The protagonist of the film, Chhotu (Mayar, a Delhi slum boy who has won the best actor award at the Minsk International Film Festival for his confident and moving performance) is a highly-intelligent boy from a Rajasthani village, forced to work in a roadside dhaba to eke out a living. What he wants to do in life is to become an “officer wearing suit, tie and boot”, but has no wherewithal to even go to school. How he achieves his goal, inspired after listening to a television address by Kalam and overcoming adversities with the help of a few helping individuals, forms the core of the film.

Panda, who hails from the remote Dasharajpur village in Orissa’s backward Sonepur district, has drawn from his childhood experiences to give life to the character.

Like its story, the film too has had a fairytale run in the festival circuit. It won the Young Jury Award as the best feature film of the Indian Panorama section at the 41st International Film Festival of India in Goa, the best feature film award and the Don Quijote Prize of the International Cine Club Federations at the Lucas International Film Festival in Germany, the audience award at the Barbican London Children film festival, and special jury mentions at the Cinekid International Film Festival in Rotterdam and the Ale Kino International Film festival at Poznan (Poland). It earned good reviews at the MAMI International Film Festival in Mumbai and the International Film Festival of Kerala, and was among the handful of Indian films, along with “Dhobi Ghat” and “Pan Singh Tomar”, to have been screened at the 54th BFI Times London Film Festival.

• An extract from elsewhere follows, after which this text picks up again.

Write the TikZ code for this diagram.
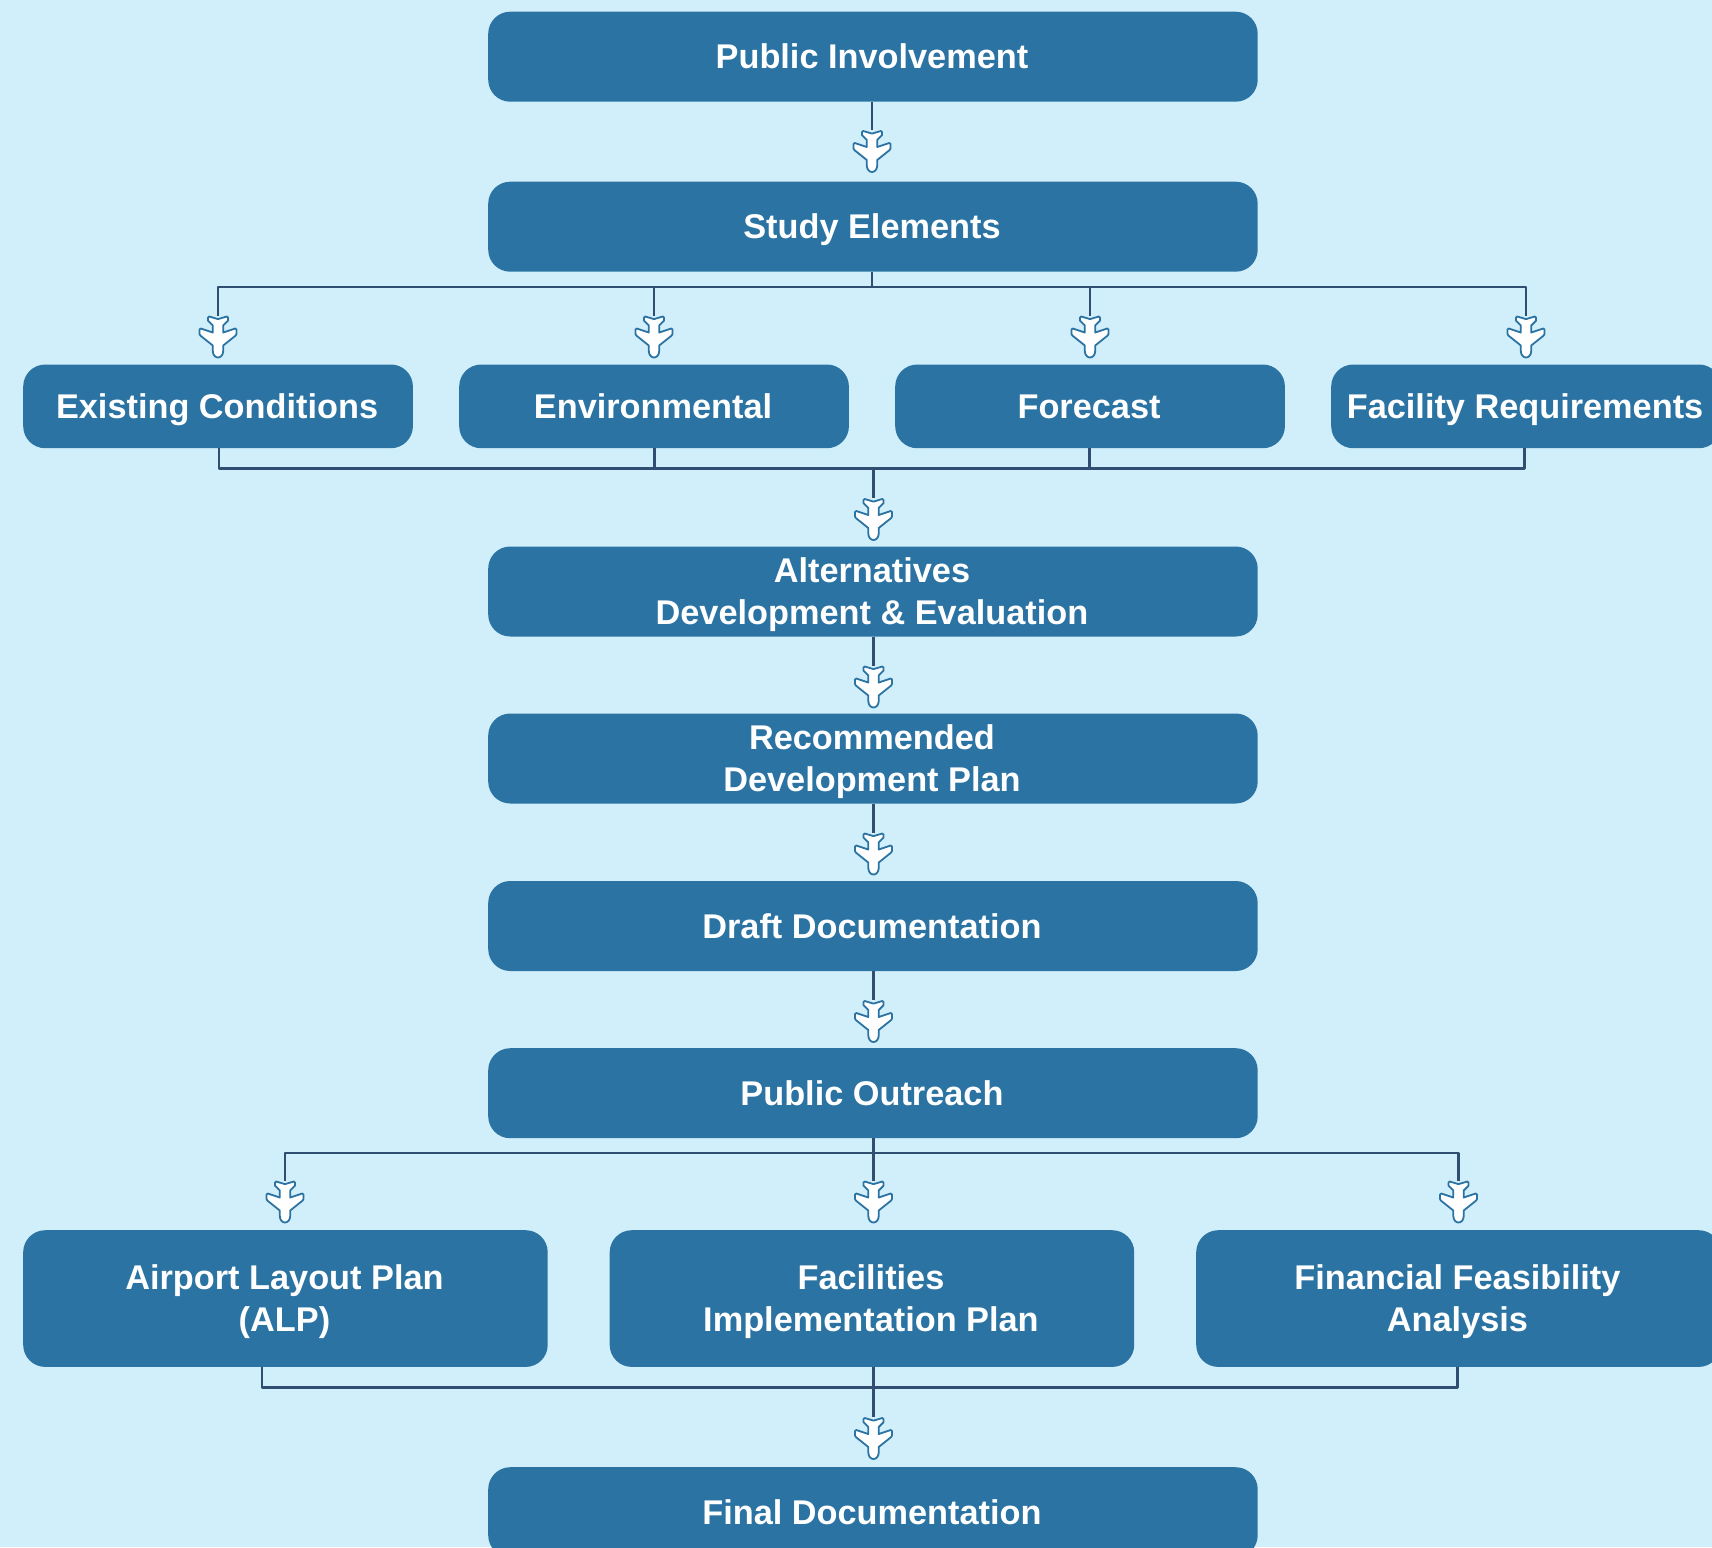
\documentclass[tikz,border=0pt]{standalone}
\usepackage{fontspec}
\setmainfont{Liberation Sans}
\definecolor{bgc}{HTML}{D1EFFB}
\definecolor{boxc}{HTML}{2B73A2}
\definecolor{linec}{HTML}{304D72}
\newcommand{\Tl}{\rule{0pt}{36.3pt}}
\newcommand{\Bl}{\rule[-12pt]{0pt}{12pt}\kern2pt}
\newcommand{\Nl}{\kern2pt\\}
\tikzset{
  box/.style={fill=boxc,draw=none,rounded corners=22pt,text=white,align=center,
    font=\fontsize{34.3}{41.6}\selectfont\bfseries,inner sep=0pt,anchor=north west},
  conn/.style={draw=linec,line width=2.6pt,line join=round},
  plane/.pic={
    \path[fill=white,draw=boxc,line width=1.8pt,line join=round]
      (0,3.6) -- (8.8,1) .. controls (9.7,0.8) and (10,1.2) .. (10,2) -- (10,5.2)
      -- (5.2,10) -- (5.2,17) -- (17.2,13) .. controls (18.1,12.7) and (18.5,13.1) .. (18.5,14) -- (18.5,18.4)
      .. controls (18.5,19.2) and (18.2,19.6) .. (17.7,20) -- (5.2,30) -- (5.2,35.5)
      .. controls (5.2,39.5) and (2.6,42) .. (0,42) .. controls (-2.6,42) and (-5.2,39.5) .. (-5.2,35.5)
      -- (-5.2,30) -- (-17.7,20) .. controls (-18.2,19.6) and (-18.5,19.2) .. (-18.5,18.4) -- (-18.5,14)
      .. controls (-18.5,13.1) and (-18.1,12.7) .. (-17.2,13) -- (-5.2,17) -- (-5.2,10) -- (-10,5.2)
      -- (-10,2) .. controls (-10,1.2) and (-9.7,0.8) .. (-8.8,1) -- cycle;
  }
}
\newcommand{\bx}[6]{\node[box,minimum width=#4pt-#2pt,minimum height=#5pt-#3pt] (#1) at (#2,#3) {#6};}
\begin{document}
\begin{tikzpicture}[x=1pt,y=-1pt]
\useasboundingbox (0,0) rectangle (1712,1547);
\clip (0,0) rectangle (1712,1547);
\fill[bgc] (0,0) rectangle (1712,1547);
\bx{pi}{488}{11.5}{1257.5}{101.5}{\Tl Public Involvement\Bl}
\bx{se}{488}{181.5}{1257.5}{271.5}{\Tl Study Elements\Bl}
\bx{ec}{23}{364.3}{412.7}{448}{\Tl Existing Conditions\Bl}
\bx{en}{459}{364.3}{848.7}{448}{\Tl Environmental\Bl}
\bx{fc}{895}{364.3}{1284.7}{448}{\Tl Forecast\Bl}
\bx{fr}{1331}{364.3}{1720.7}{448}{\Tl Facility Requirements\Bl}
\bx{ad}{488}{546.3}{1257.5}{636.3}{\Tl Alternatives\Nl Development \& Evaluation\Bl}
\bx{rd}{488}{713.3}{1257.5}{803.3}{\Tl Recommended\Nl Development Plan\Bl}
\bx{dd}{488}{880.8}{1257.5}{970.8}{\Tl Draft Documentation\Bl}
\bx{po}{488}{1048}{1257.5}{1138}{\Tl Public Outreach\Bl}
\bx{al}{23}{1230}{547.5}{1366.7}{\Tl Airport Layout Plan\Nl (ALP)\Bl}
\bx{fi}{609.5}{1230}{1134}{1366.7}{\Tl Facilities\Nl Implementation Plan\Bl}
\bx{ff}{1196}{1230}{1720.5}{1366.7}{\Tl Financial Feasibility\Nl Analysis\Bl}
\bx{fd}{488}{1467}{1257.5}{1557}{\Tl Final Documentation\Bl}
% plane positions
\coordinate (p1) at (872,130);
\coordinate (p2) at (218,315.5);
\coordinate (p3) at (654,315.5);
\coordinate (p4) at (1090,315.5);
\coordinate (p5) at (1526,315.5);
\coordinate (p6) at (873.5,498);
\coordinate (p7) at (873.5,665.5);
\coordinate (p8) at (873.5,832.5);
\coordinate (p9) at (873.5,1000);
\coordinate (p10) at (285,1180.5);
\coordinate (p11) at (873.5,1180.5);
\coordinate (p12) at (1458.5,1180.5);
\coordinate (p13) at (873.5,1417);
\coordinate (b1) at (872,287);
\coordinate (b2) at (873.5,468.3);
\coordinate (b3) at (873.5,1153);
\coordinate (b4) at (873.5,1387.3);
% connectors
\draw[conn] (p1|-pi.south) -- (p1);
\draw[conn] (b1|-se.south) -- (b1);
\draw[conn] (p2) -- (p2|-b1) -- (p5|-b1) -- (p5);
\draw[conn] (p3|-b1) -- (p3);
\draw[conn] (p4|-b1) -- (p4);
\draw[conn] (219,448) -- (219,468.3) -- (1524.5,468.3) -- (1524.5,448);
\draw[conn] (654.5,448) -- (654.5,468.3);
\draw[conn] (1089.5,448) -- (1089.5,468.3);
\draw[conn] (b2) -- (p6);
\draw[conn] (p7|-ad.south) -- (p7);
\draw[conn] (p8|-rd.south) -- (p8);
\draw[conn] (p9|-dd.south) -- (p9);
\draw[conn] (b3|-po.south) -- (p11);
\draw[conn] (p10) -- (p10|-b3) -- (p12|-b3) -- (p12);
\draw[conn] (262,1366.7) -- (262,1387.3) -- (1457.5,1387.3) -- (1457.5,1366.7);
\draw[conn] (b4|-fi.south) -- (p13);
% planes
\foreach \p in {p1,p2,p3,p4,p5,p6,p7,p8,p9,p10,p11,p12,p13}{\pic at (\p) {plane};}
\end{tikzpicture}
\end{document}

“What has been really heartening is the fact that both children and adult audiences have connected really well to the film, which is reflected by the fact that we have won quite a few audience choice awards in several countries,” says Panda. Smile Foundation, he says, is negotiating with distributors for an early release of the film in India. “It is laudable that an NGO has come forward to produce a film on an important subject like making education accessible for poor children at a time when the government has introduced a path-breaking legislation like the Right to Education Act,” says the director.

Subtle commentary

The film makes a strong comment also on child labour, but not in a didactic manner. The protagonist, in a sense, represents all those ‘Chhotus’ (as children working in roadside eateries or other shops are usually “generically” called across north India, not leaving any scope for their individual identity), and their struggles to access education and a good life. The film’s positive tone means that this Chhotu finally sees a ray of hope, unlike those millions of real life Chhotus who remain unlettered for life because of lack of educational opportunities.

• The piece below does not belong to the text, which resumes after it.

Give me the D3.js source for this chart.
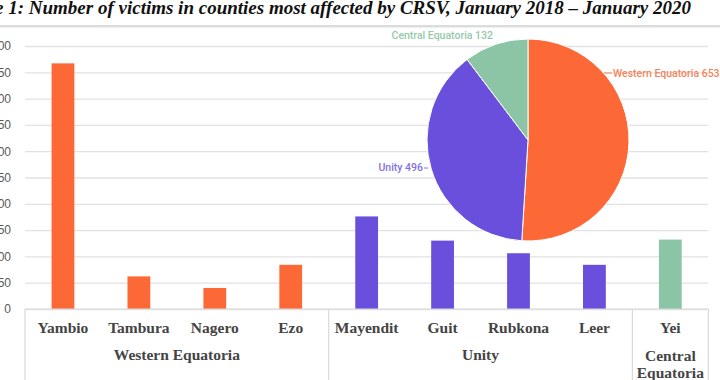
<!DOCTYPE html>
<html><head><meta charset="utf-8">
<script src="https://cdn.jsdelivr.net/npm/d3@7"></script>
<style>body{margin:0;background:#fff}svg{display:block}</style>
</head><body>
<svg id="c" width="720" height="380"></svg>
<script>
const counties = ["Yambio","Tambura","Nagero","Ezo","Mayendit","Guit","Rubkona","Leer","Yei"];
const countyValues = [467,62,40,84,176,130,106,84,132];
const countyGroup = ["Western Equatoria","Western Equatoria","Western Equatoria","Western Equatoria","Unity","Unity","Unity","Unity","Central Equatoria"];
const provinces = ["Western Equatoria","Unity","Central Equatoria"];
const provinceTotals = [653,496,132];
const provinceLabelLines = [["Western Equatoria"],["Unity"],["Central","Equatoria"]];
const yTicks = [0,50,100,150,200,250,300,350,400,450,500];
const titleText = "Figure 1: Number of victims in counties most affected by CRSV, January 2018 \u2013 January 2020";

const barColors = {"Western Equatoria":"#fd6936","Unity":"#6a4fdc","Central Equatoria":"#8cc5a5"};
const labelColors = {"Western Equatoria":"#f3845c","Unity":"#8472e2","Central Equatoria":"#95caa9"};

const svg = d3.select("#c");
const L = 25, R = 708.3, B = 309, T = 46;

// title
svg.append("text").attr("x",691).attr("y",14).attr("text-anchor","end")
  .attr("font-family","'Liberation Serif', serif").attr("font-weight","bold").attr("font-style","italic")
  .attr("font-size",19).attr("fill","#111").text(titleText);
svg.append("rect").attr("x",0).attr("y",25).attr("width",720).attr("height",2).attr("fill","#dcdcdc");
svg.append("rect").attr("x",0).attr("y",27).attr("width",720).attr("height",1).attr("fill","#efefef");

const x = d3.scaleBand().domain(counties).range([L,R]).paddingInner(0.7).paddingOuter(0.35);
const y = d3.scaleLinear().domain([0,500]).range([B,T]);

// grid + y axis
const ya = svg.append("g").attr("transform",`translate(${L},0)`)
  .call(d3.axisLeft(y).tickValues(yTicks).tickSize(-(R-L)).tickPadding(14));
ya.select(".domain").remove();
ya.selectAll(".tick line").attr("stroke","#e2e2e2").attr("stroke-width",1.3);
ya.selectAll(".tick text").attr("font-family","'Liberation Sans', Arial, sans-serif").attr("font-size",12).attr("fill","#595959");

// bars
svg.append("g").selectAll("rect").data(counties).join("rect")
  .attr("x",d=>x(d)).attr("width",x.bandwidth())
  .attr("y",(d,i)=>y(countyValues[i])).attr("height",(d,i)=>B-y(countyValues[i]))
  .attr("fill",(d,i)=>barColors[countyGroup[i]]);

// category axis
const xa = svg.append("g").attr("transform",`translate(0,${B})`)
  .call(d3.axisBottom(x).tickSize(0).tickPadding(0));
xa.select(".domain").remove();
xa.selectAll(".tick text").attr("y",24).attr("dy",null)
  .attr("font-family","'Liberation Serif', serif").attr("font-weight","bold").attr("font-size",15.5).attr("fill","#444");

// group boxes
const step = x.step(), half = step*x.paddingInner()/2;
const bounds = [L];
provinces.forEach(p=>{
  const idx = countyGroup.map((g,i)=>g===p?i:-1).filter(i=>i>=0);
  const last = counties[idx[idx.length-1]];
  bounds.push(Math.min(R, x(last)+x.bandwidth()+half));
});
svg.append("line").attr("x1",L).attr("x2",R).attr("y1",B).attr("y2",B).attr("stroke","#d9d9d9").attr("stroke-width",1.2);
svg.append("g").selectAll("line").data(bounds).join("line")
  .attr("x1",d=>d).attr("x2",d=>d).attr("y1",B).attr("y2",380).attr("stroke","#d9d9d9").attr("stroke-width",1.2);
provinces.forEach((p,i)=>{
  const cx = (bounds[i]+bounds[i+1])/2;
  const lines = provinceLabelLines[i];
  lines.forEach((ln,j)=>{
    svg.append("text").attr("x",cx).attr("y",lines.length>1?361+j*16.5:360).attr("text-anchor","middle")
      .attr("font-family","'Liberation Serif', serif").attr("font-weight","bold").attr("font-size",15.5).attr("fill","#444").text(ln);
  });
});

// pie
const pcx = 528, pcy = 140, pr = 101;
const pie = d3.pie().sort(null)(provinceTotals);
const arc = d3.arc().innerRadius(0).outerRadius(pr);
const pg = svg.append("g").attr("transform",`translate(${pcx},${pcy})`);
pg.selectAll("path").data(pie).join("path").attr("d",arc)
  .attr("fill",(d,i)=>barColors[provinces[i]]).attr("stroke","#fff").attr("stroke-width",1);

// pie labels (offsets relative to pie centre)
const pl = [
  {dx:85, dy:-63, anchor:"start", lx1:76, lx2:84, ly:-67},
  {dx:-105, dy:31, anchor:"end", lx1:-104, lx2:-100, ly:28},
  {dx:-35, dy:-101, anchor:"end", lx1:null}
];
pie.forEach((d,i)=>{
  const o = pl[i], col = labelColors[provinces[i]];
  if(o.lx1!==null) pg.append("line").attr("x1",o.lx1).attr("x2",o.lx2).attr("y1",o.ly).attr("y2",o.ly).attr("stroke",col).attr("stroke-width",1);
  pg.append("text").attr("x",o.dx).attr("y",o.dy).attr("text-anchor",o.anchor)
    .attr("font-family","Roboto, sans-serif").attr("font-weight",500).attr("font-size",10.5).attr("fill",col)
    .text(provinces[i]+" "+d.data);
});
</script>
</body></html>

“I deliberately kept this positive tone as I believe that if we try, all of us can be a catalyst for change. My film says that if we make an effort, we will be able to change society. Perhaps because I am a strongly positive person in life, that I felt I should see this serious subject through a positive viewfinder,” says Panda, who is planning his next two films in Hindi, to be shot in Orissa and Meghalaya.